I’ve written a compute shader that generates mesh data. I have two output buffers that I need to fill with the point and normal data I’ve computed. In the current version of my shader, I’m declaring them as

layout(r32f, set = 0, binding = 4) writeonly restrict uniform image1D result_points;
layout(r32f, set = 0, binding = 5) writeonly restrict uniform image1D result_normals;

and writing to them as

		imageStore(result_points, write_pos + i * 3, local_point_pos.xxxx);
		imageStore(result_points, write_pos + i * 3 + 1, local_point_pos.yyyy);
		imageStore(result_points, write_pos + i * 3 + 2, local_point_pos.zzzz);
		
		imageStore(result_normals, write_pos + i * 3, grad.xxxx);
		imageStore(result_normals, write_pos + i * 3 + 1, grad.yyyy);
		imageStore(result_normals, write_pos + i * 3 + 2, grad.zzzz);

imageStore only accepts vec4 as a datatype so I’m passing redundant data to it.

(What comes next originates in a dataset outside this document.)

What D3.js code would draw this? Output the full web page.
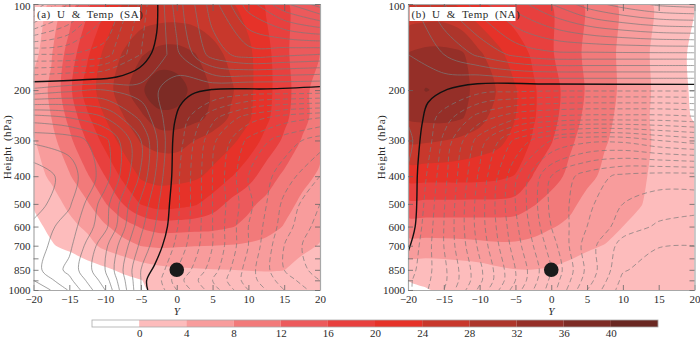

I noticed during testing that if I switched the buffer type, this shader runs much faster:

layout(rgba32f, set = 0, binding = 4) writeonly restrict uniform image1D result_points;
layout(rgba32f, set = 0, binding = 5) writeonly restrict uniform image1D result_normals;
...
		imageStore(result_points, write_pos + i, local_point_pos);
		imageStore(result_normals, write_pos + i, grad);

Probably because of the fewer imageStore calls. Unfortunately, this also means I’m returning 4 floats per point instead of 3 and I need to return a buffer of vec3 since that is what the next stage of my pipeline requires.

Is there an efficient way to write vec3s to my buffer, or should I write vec4s and then postprocess the buffer on the CPU?

You can just write to a storage buffer that’s an array of floats. Simply write 3 values instead of one. The std430 layout allows the array of floats to have a 4-byte stride (note that an array of vec3s will still have a 16-byte stride).

But if you want something more direct, where you can have an actual array of vec3s, what you’re looking for is the EXT_scalar_block_layout extension. It allows all arrays and structs to have alignments and and array strides based on the alignment of the individual scalars that make them up. Something is only 8-byte aligned if you store a double, for example. Basically, it works like C alignment.

It’s implemented on a fairly broad set of hardware, but it’s far from universal.

should I write vec4s and then postprocess the buffer on the CPU?

You should never do that. Even if neither of the above is palatable, you could just change “the next stage of my pipeline” to use vec4s.